Leftist enemies of the First Amendment’s guarantee of every individual American’s freedom of religious expression and practice should read today’s landmark 6-3 decision upholding Coach Joe Kennedy as a warning shot to cease and desist.

If you doubt that, read the first paragraph of Justice Neil Gorsuch’s majority opinion in which he brings together in one succinct statement the tyranny inherent in the Left’s profoundly flawed view of the First Amendment’s Establishment Clause and the obvious, common-sense understanding that the Constitution means what it says (I’ve divided it into three graphs for ease of reading):

“Joseph Kennedy lost his job as a high school football coach because he knelt at midfield after games to offer a quiet prayer of thanks. Mr. Kennedy prayed during a period when school employees were free to speak with a friend, call for a reservation at a restaurant, check email, or attend to other personal matters.

“He offered his prayers quietly while his students were otherwise occupied. Still, the Bremerton School District disciplined him anyway. It did so because it thought anything less could lead a reasonable observer to conclude (mistakenly) that it endorsed Mr. Kennedy’s religious beliefs. That reasoning was misguided. Both the Free Exercise and Free Speech Clauses of the First Amendment protect expressions like Mr. Kennedy’s.

“Nor does a proper understanding of the Amendment’s Establishment Clause require the government to single out private religious speech for special disfavor. The Constitution and the best of our traditions counsel mutual respect and tolerance, not censorship and suppression, for religious and nonreligious views alike.”

And a little further on in the decision, the Court’s conservative majority pointed out that:

“Respect for religious expressions is indispensable to life in a free and diverse Republic — whether those expressions take place in a sanctuary or on a field, and whether they manifest through the spoken word or a bowed head. Here, a government entity sought to punish an individual for engaging in a brief, quiet, personal religious observance doubly protected by the Free Exercise and Free Speech Clauses of the First Amendment.

“And the only meaningful justification the government offered for its reprisal rested on a mistaken view that it had a duty to ferret out and suppress religious observances even as it allows comparable secular speech. The Constitution neither mandates nor tolerates that kind of discrimination.”

It’s hard to imagine how the majority could have put it more bluntly — the government has no obligation at any level to use its power to suppress religious practice and expression. Indeed, to do so is blatant discrimination.

Related: Supreme Court Rules in Favor of Football Coach Who Prayed With His Players After Games

Coach Kennedy was represented in this struggle by the Plano, Texas-based First Liberty Institute, which is doing the Lord’s work in representing many victims of the Left’s determination to toss religious freedom out of the public square entirely.
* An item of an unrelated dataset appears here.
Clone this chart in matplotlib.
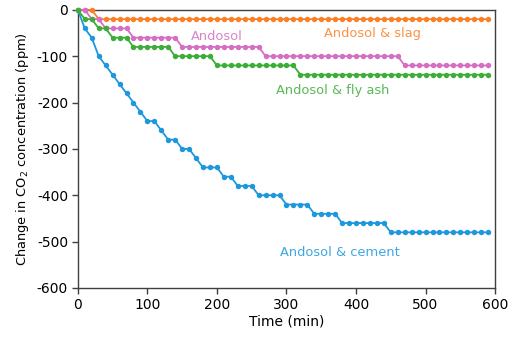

“This is a tremendous victory for Coach Kennedy and religious liberty for all Americans,” First Liberty’s President, CEO, and Chief Counsel Kelly Shackleford said in a statement issued shortly after the decision became public.

“Our Constitution protects the right of every American to engage in private religious expression, including praying in public, without fear of getting fired.  We are grateful that the Supreme Court recognized what the Constitution and law have always said – American’s [sic] are free to live out their faith in public.” Shackleford said.

Gorsuch was joined in the opinion by Justices Clarence Thomas, Amy Coney Barrett, Samuel Alito, and Brett Kavanaugh, along with Chief Justice John Roberts, who seems to be recognizing more frequently these days the strength of the conservative majority’s constitutional understanding.

Note that President Donald Trump appointed three of the six justices, Gorsuch, Kavanaugh, and Barrett. Trump said before being elected to the Presidency in 2016 that he would appoint conservative, originalist jurists who would respect the Constitution and uphold American liberty.

Whatever else anybody thinks about the former president, the man deserves respect and honor for keeping his promise. The precedents are now firmly in place that enable advocates of First Amendment liberty to achieve yet more victories.